Given material
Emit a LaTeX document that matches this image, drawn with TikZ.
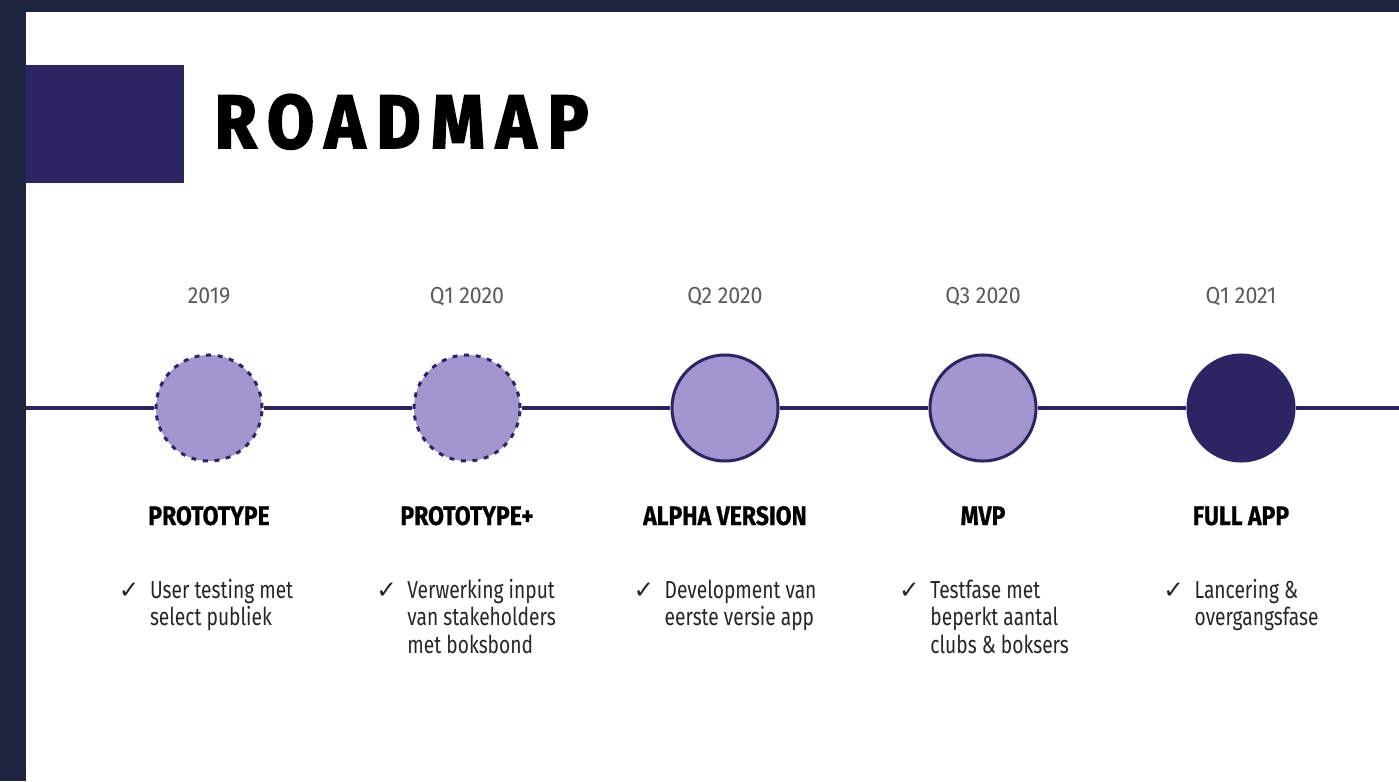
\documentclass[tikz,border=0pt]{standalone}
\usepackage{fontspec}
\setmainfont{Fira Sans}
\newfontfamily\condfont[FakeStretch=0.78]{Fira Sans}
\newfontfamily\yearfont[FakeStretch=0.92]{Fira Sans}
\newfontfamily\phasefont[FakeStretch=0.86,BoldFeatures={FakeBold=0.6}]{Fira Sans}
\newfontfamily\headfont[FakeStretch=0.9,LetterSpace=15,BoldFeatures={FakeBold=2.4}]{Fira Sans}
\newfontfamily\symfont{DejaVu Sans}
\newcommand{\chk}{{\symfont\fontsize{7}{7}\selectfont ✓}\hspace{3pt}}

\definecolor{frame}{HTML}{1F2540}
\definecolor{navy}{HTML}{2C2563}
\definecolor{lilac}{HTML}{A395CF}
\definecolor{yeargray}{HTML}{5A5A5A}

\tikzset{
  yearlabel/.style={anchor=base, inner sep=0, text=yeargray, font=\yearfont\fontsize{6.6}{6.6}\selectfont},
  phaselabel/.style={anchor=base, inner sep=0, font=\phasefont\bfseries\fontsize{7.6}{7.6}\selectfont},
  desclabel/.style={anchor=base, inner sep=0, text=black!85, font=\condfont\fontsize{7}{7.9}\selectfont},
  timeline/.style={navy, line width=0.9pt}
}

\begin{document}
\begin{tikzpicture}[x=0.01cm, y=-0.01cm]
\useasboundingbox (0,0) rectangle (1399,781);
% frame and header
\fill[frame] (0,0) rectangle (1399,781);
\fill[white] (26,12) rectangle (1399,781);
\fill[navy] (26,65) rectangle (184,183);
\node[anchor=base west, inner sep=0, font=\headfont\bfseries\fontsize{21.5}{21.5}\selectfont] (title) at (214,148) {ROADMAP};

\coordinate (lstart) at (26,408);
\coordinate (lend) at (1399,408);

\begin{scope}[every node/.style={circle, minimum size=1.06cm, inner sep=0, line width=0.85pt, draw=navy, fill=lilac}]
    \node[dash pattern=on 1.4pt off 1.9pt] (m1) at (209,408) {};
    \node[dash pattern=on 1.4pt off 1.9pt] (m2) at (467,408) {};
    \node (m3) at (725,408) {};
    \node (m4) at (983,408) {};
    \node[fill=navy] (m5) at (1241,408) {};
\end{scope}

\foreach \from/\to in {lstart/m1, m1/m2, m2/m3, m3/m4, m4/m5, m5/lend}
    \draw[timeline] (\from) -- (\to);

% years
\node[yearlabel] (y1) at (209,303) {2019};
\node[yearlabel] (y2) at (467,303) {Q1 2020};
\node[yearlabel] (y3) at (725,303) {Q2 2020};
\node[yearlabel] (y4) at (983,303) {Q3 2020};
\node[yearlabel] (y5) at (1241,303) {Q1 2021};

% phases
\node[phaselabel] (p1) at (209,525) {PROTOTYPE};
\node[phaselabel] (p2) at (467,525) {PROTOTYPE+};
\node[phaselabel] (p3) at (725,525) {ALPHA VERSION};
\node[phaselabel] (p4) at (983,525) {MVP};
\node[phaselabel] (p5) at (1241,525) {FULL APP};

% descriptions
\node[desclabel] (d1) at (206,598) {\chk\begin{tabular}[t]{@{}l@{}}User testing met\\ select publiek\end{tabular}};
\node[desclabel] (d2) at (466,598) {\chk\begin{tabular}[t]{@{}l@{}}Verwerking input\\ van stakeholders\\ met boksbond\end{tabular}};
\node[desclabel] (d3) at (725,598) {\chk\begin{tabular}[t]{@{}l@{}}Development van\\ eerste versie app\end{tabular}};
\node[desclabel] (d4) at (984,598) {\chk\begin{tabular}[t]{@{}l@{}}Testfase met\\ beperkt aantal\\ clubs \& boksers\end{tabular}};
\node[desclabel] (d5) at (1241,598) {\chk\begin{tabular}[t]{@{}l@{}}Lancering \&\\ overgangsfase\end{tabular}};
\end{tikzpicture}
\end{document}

Written exercise
With the pictures left out, transcribe the material exactly.

Problem solution
Emit a LaTeX document that matches this image, drawn with TikZ.
\documentclass[tikz,border=0pt]{standalone}
\usepackage{fontspec}
\setmainfont{Fira Sans}
\newfontfamily\condfont[FakeStretch=0.78]{Fira Sans}
\newfontfamily\yearfont[FakeStretch=0.92]{Fira Sans}
\newfontfamily\phasefont[FakeStretch=0.86,BoldFeatures={FakeBold=0.6}]{Fira Sans}
\newfontfamily\headfont[FakeStretch=0.9,LetterSpace=15,BoldFeatures={FakeBold=2.4}]{Fira Sans}
\newfontfamily\symfont{DejaVu Sans}
\newcommand{\chk}{{\symfont\fontsize{7}{7}\selectfont ✓}\hspace{3pt}}

\definecolor{frame}{HTML}{1F2540}
\definecolor{navy}{HTML}{2C2563}
\definecolor{lilac}{HTML}{A395CF}
\definecolor{yeargray}{HTML}{5A5A5A}

\tikzset{
  yearlabel/.style={anchor=base, inner sep=0, text=yeargray, font=\yearfont\fontsize{6.6}{6.6}\selectfont},
  phaselabel/.style={anchor=base, inner sep=0, font=\phasefont\bfseries\fontsize{7.6}{7.6}\selectfont},
  desclabel/.style={anchor=base, inner sep=0, text=black!85, font=\condfont\fontsize{7}{7.9}\selectfont},
  timeline/.style={navy, line width=0.9pt}
}

\begin{document}
\begin{tikzpicture}[x=0.01cm, y=-0.01cm]
\useasboundingbox (0,0) rectangle (1399,781);
% frame and header
\fill[frame] (0,0) rectangle (1399,781);
\fill[white] (26,12) rectangle (1399,781);
\fill[navy] (26,65) rectangle (184,183);
\node[anchor=base west, inner sep=0, font=\headfont\bfseries\fontsize{21.5}{21.5}\selectfont] (title) at (214,148) {ROADMAP};

\coordinate (lstart) at (26,408);
\coordinate (lend) at (1399,408);

\begin{scope}[every node/.style={circle, minimum size=1.06cm, inner sep=0, line width=0.85pt, draw=navy, fill=lilac}]
    \node[dash pattern=on 1.4pt off 1.9pt] (m1) at (209,408) {};
    \node[dash pattern=on 1.4pt off 1.9pt] (m2) at (467,408) {};
    \node (m3) at (725,408) {};
    \node (m4) at (983,408) {};
    \node[fill=navy] (m5) at (1241,408) {};
\end{scope}

\foreach \from/\to in {lstart/m1, m1/m2, m2/m3, m3/m4, m4/m5, m5/lend}
    \draw[timeline] (\from) -- (\to);

% years
\node[yearlabel] (y1) at (209,303) {2019};
\node[yearlabel] (y2) at (467,303) {Q1 2020};
\node[yearlabel] (y3) at (725,303) {Q2 2020};
\node[yearlabel] (y4) at (983,303) {Q3 2020};
\node[yearlabel] (y5) at (1241,303) {Q1 2021};

% phases
\node[phaselabel] (p1) at (209,525) {PROTOTYPE};
\node[phaselabel] (p2) at (467,525) {PROTOTYPE+};
\node[phaselabel] (p3) at (725,525) {ALPHA VERSION};
\node[phaselabel] (p4) at (983,525) {MVP};
\node[phaselabel] (p5) at (1241,525) {FULL APP};

% descriptions
\node[desclabel] (d1) at (206,598) {\chk\begin{tabular}[t]{@{}l@{}}User testing met\\ select publiek\end{tabular}};
\node[desclabel] (d2) at (466,598) {\chk\begin{tabular}[t]{@{}l@{}}Verwerking input\\ van stakeholders\\ met boksbond\end{tabular}};
\node[desclabel] (d3) at (725,598) {\chk\begin{tabular}[t]{@{}l@{}}Development van\\ eerste versie app\end{tabular}};
\node[desclabel] (d4) at (984,598) {\chk\begin{tabular}[t]{@{}l@{}}Testfase met\\ beperkt aantal\\ clubs \& boksers\end{tabular}};
\node[desclabel] (d5) at (1241,598) {\chk\begin{tabular}[t]{@{}l@{}}Lancering \&\\ overgangsfase\end{tabular}};
\end{tikzpicture}
\end{document}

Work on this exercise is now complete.